Akye : On joue dans des squats et lieux alter où on sait que notre discours va plaire mais on va aussi amener notre musique dans des salles plus conventionnelles, lors de premières parties par exemple. Mais toujours en réfléchissant à la pertinence de notre venue.
Est-ce que vos paroles peuvent être un frein pour vous programmer dans des lieux classiques ?
Skalpel : J’imagine que ça peut être le cas sur certains lieux. Mais bon, ça reste de la musique.
Akye : On a plutôt des retours positifs de salles officielles, même de SMAC. Ils seront peut-être pas d’accord avec notre discours mais ça reste du son, du rap. Pour peu qu’ils trouvent que les instrus tiennent la route et que ça rape bien…
Skalpel : Après, ce que se passe aussi, c’est que les gens de ces salles ont quand même une sensibilité par rapport à notre discours. Alors eux, ils bossent là, ils font jouer des groupes pas engagés. Mais dans leur vie, ils kiffent le rap conscient. Donc quand ils ont l’occasion d’en caser dans leur salle, ils le font. On bénéficie aussi des contradictions humaines des gens qui bossent dans ces milieux-là. Je caricature mais le mec de la salle qui dépend de la mairie doit faire une prog assez aseptisée. Mais il sait que deux fois dans l’année, il pourra se faire plaisir en mettant des groupes qu’il kiffe. Et nous, on peut bénéficier de cette opportunité-là….
Les rouge et noir qui écoutaient du punk il y a vingt ans se mettent-ils à écouter du hip-hop ?
Akye : Oui clairement, et depuis les débuts du rap. Nous, on a commencé en faisant la première partie de la Brigade Flores Magon et il n’y avait que des punks.
Skalpel : Et ça a tout de suite pris car le discours était le même.
Akye : Maintenant, il y a vraiment une génération de punks qui écoute et apprécie musicalement le rap. Pas tous mais il y en a pas mal, même des vieux….

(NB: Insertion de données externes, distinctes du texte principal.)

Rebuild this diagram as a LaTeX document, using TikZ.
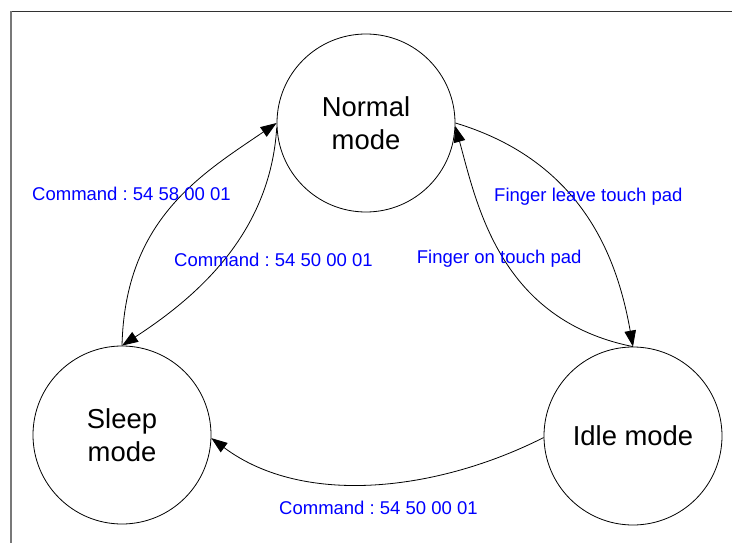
\documentclass[tikz,border=0pt]{standalone}
\usepackage{fontspec}
\setmainfont{Liberation Sans}
\usetikzlibrary{arrows.meta}
\definecolor{lblblue}{RGB}{0,0,255}
\definecolor{framegray}{RGB}{120,120,120}
\definecolor{framedark}{RGB}{50,50,50}
\frenchspacing
\tikzset{
  state/.style={draw=black, line width=0.8pt, circle, minimum size=178pt, inner sep=0pt,
    align=center, font=\fontsize{27.4}{33}\selectfont},
  arr/.style={draw=black, line width=0.8pt, -{Triangle[length=16pt,width=11.5pt]}},
  lbl/.style={text=lblblue, inner sep=0pt, font=\fontsize{18.5}{22}\selectfont}
}
\begin{document}
\begin{tikzpicture}[x=1pt,y=-1pt]
\useasboundingbox (0,0) rectangle (732,543);
\fill[white] (0,0) rectangle (732,543);
% frame
\coordinate (fTL) at (10.5,11.5);
\coordinate (fTR) at (732,11.5);
\coordinate (fBL) at (10.5,543);
\draw[framedark, line width=1pt] (fTL) -- (fTR);
\draw[framegray, line width=2pt] (fTL) -- (fBL);
% states
\node[state] (N) at (366,123) {Normal\\mode};
\node[state] (S) at (122,435) {Sleep\\mode};
\node[state] (I) at (633,436) {Idle mode};
% transitions
\draw[arr] (S.north) .. controls (125,220) and (200,175) .. (N.180);
\draw[arr] (N.183) .. controls (270,235) and (195,298) .. (S.north);
\draw[arr] (N.0) .. controls (585,162) and (618,262) .. (I.north);
\draw[arr] (I.north) .. controls (500,320) and (477,205) .. (N.358);
\draw[arr] (I.181) .. controls (440,490) and (305,508) .. (S.358);
% labels
\node[lbl, anchor=base west] (l1) at (32,200.7) {Command : 54 58 00 01};
\node[lbl, anchor=base west] (l2) at (174,266.7) {Command : 54 50 00 01};
\node[lbl, anchor=base west] (l3) at (494,201) {Finger leave touch pad};
\node[lbl, anchor=base west] (l4) at (416.7,263) {Finger on touch pad};
\node[lbl, anchor=base west] (l5) at (279,514) {Command : 54 50 00 01};
\end{tikzpicture}
\end{document}
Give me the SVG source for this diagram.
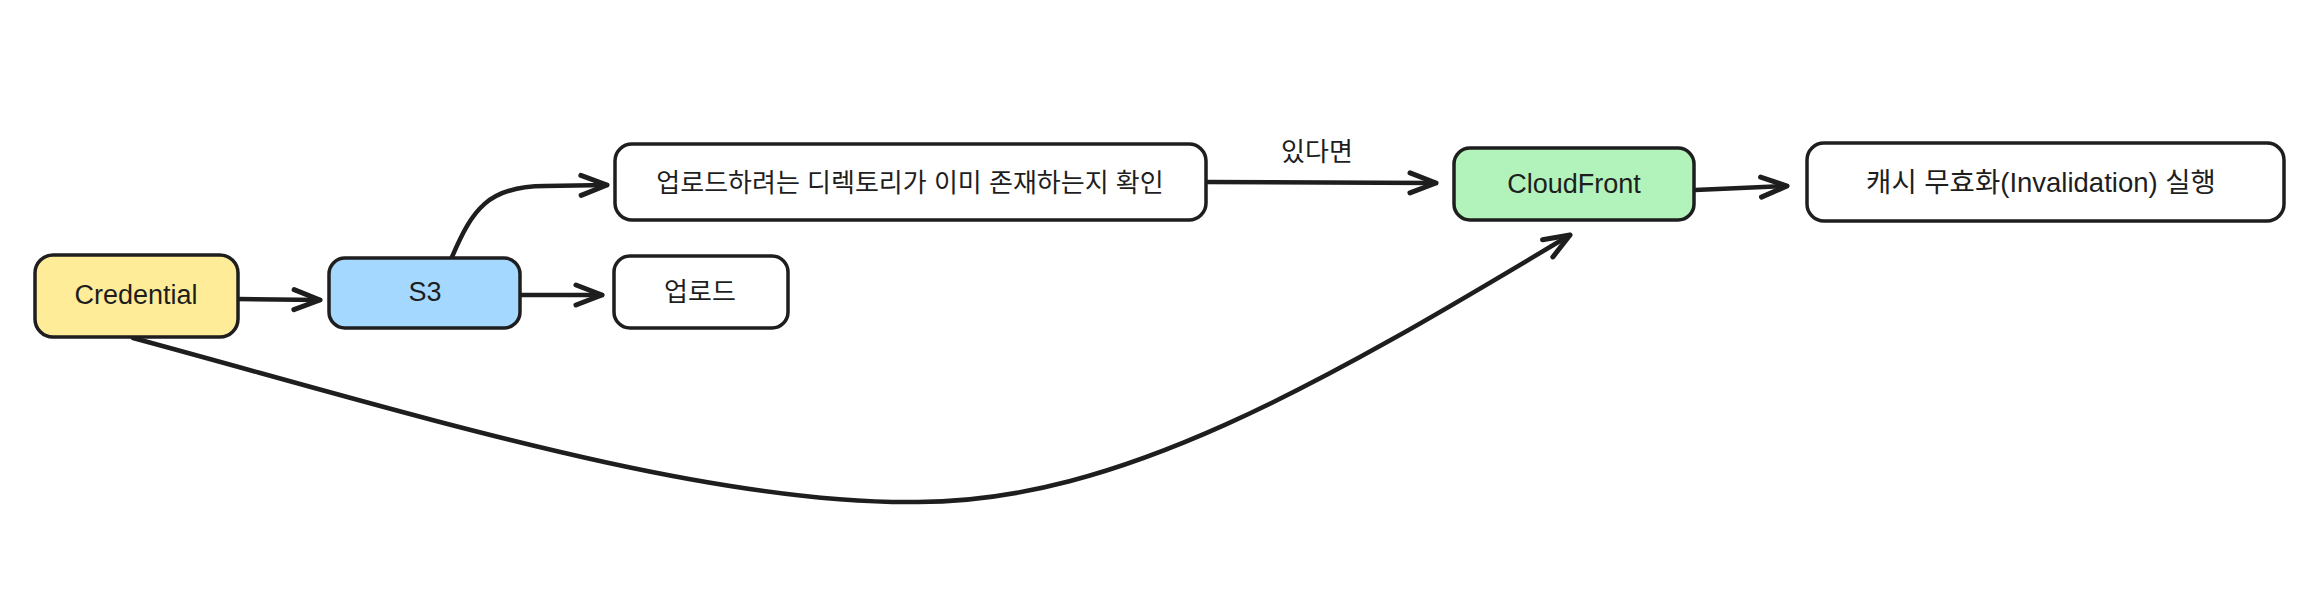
<svg xmlns="http://www.w3.org/2000/svg" width="2318" height="604" viewBox="0 0 2318 604">
<style>
.box{stroke:#1e1e1e;stroke-width:3.5;}
.lbl{font-family:"Liberation Sans","Noto Sans CJK KR",sans-serif;fill:#1e1e1e;text-anchor:middle;}
.lat{font-size:27px;}
.kor{font-size:26px;}
.mix{font-size:27.5px;}
.edge{fill:none;stroke:#1e1e1e;stroke-width:4.5;stroke-linecap:round;stroke-linejoin:round;}
</style>
<defs>
<marker id="ah" markerUnits="userSpaceOnUse" markerWidth="40" markerHeight="30" viewBox="-32 -15 40 30" refX="0" refY="0" orient="auto" overflow="visible">
<path d="M-26,-10 L0,0 L-26,10" fill="none" stroke="#1e1e1e" stroke-width="5" stroke-linecap="round" stroke-linejoin="round"/>
</marker>
</defs>
<rect width="2318" height="604" fill="#ffffff"/>
<g id="connectors">
<path class="edge" d="M238,299 L320,300" marker-end="url(#ah)"/>
<path class="edge" d="M521,295 L602,295" marker-end="url(#ah)"/>
<path class="edge" d="M452,257 C472,210 488,186 545,186 L607,185" marker-end="url(#ah)"/>
<path class="edge" d="M1206,182 L1436,183" marker-end="url(#ah)"/>
<path class="edge" d="M1695,190 L1787,186" marker-end="url(#ah)"/>
<path class="edge" d="M133,338 C400,410 700,505 918,502 C1118,502 1322,384 1570,235" marker-end="url(#ah)"/>
<text class="lbl kor" x="1317" y="161">있다면</text>
</g>
<g id="node-credential">
<rect class="box" x="35" y="255" width="203" height="82" rx="18" fill="#ffec99"/>
<text class="lbl lat" x="136" y="304">Credential</text>
</g>
<g id="node-s3">
<rect class="box" x="329" y="258" width="191" height="70" rx="16" fill="#a5d8ff"/>
<text class="lbl lat" x="425" y="301">S3</text>
</g>
<g id="node-upload">
<rect class="box" x="614" y="256" width="174" height="72" rx="16" fill="#ffffff"/>
<text class="lbl kor" x="700" y="301">업로드</text>
</g>
<g id="node-check">
<rect class="box" x="615" y="144" width="591" height="76" rx="17" fill="#ffffff"/>
<text class="lbl kor" x="910" y="192">업로드하려는 디렉토리가 이미 존재하는지 확인</text>
</g>
<g id="node-cloudfront">
<rect class="box" x="1454" y="148" width="240" height="72" rx="16" fill="#b2f2bb"/>
<text class="lbl lat" x="1574" y="193">CloudFront</text>
</g>
<g id="node-invalidation">
<rect class="box" x="1807" y="143" width="477" height="78" rx="17" fill="#ffffff"/>
<text class="lbl mix" x="2041" y="192">캐시 무효화(Invalidation) 실행</text>
</g>
</svg>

Vous pouvez kiffer du rap pas forcément engagé ?
Akye : Oui totalement. Notamment pas mal de rap américain où c’est vraiment le son qu’on aime, la prod, le flow, même si derrière, les textes ne sont pas engagés. Mais pour autant, ce ne sont pas des groupes commerciaux. Sean Price par exemple : il fait du son bien lourd, il marche bien et n’est pas engagé. Mais c’est pas pour autant du rap commercial.
Skalpel : Et de toute façon, pour moi, le rap de rue, même si les textes ne sont pas engagés, ça reste du rap engagé. Un bon morceau de rap qui raconte le quartier de la façon la plus glauque qui soit, c’est du rap engagé. C’est comme dans la littérature : moi j’aime la littérature sale, âpre, glauque… J’aime beaucoup Donald Goines quand il raconte la vie des toxicos à Détroit dans les années 70. Pour moi, c’est hautement politique même si ça ne se présente pas comme tel.
Akye : On va être plus proche de ça que d’un artiste qui s’étiquette lui-même engagé mais qui le fait dans l’industrie musicale avec toutes les contradictions que ça engendre.
Skalpel : Être engagé c’est pas que dans les textes, c’est avant tout dans la pratique de ton art.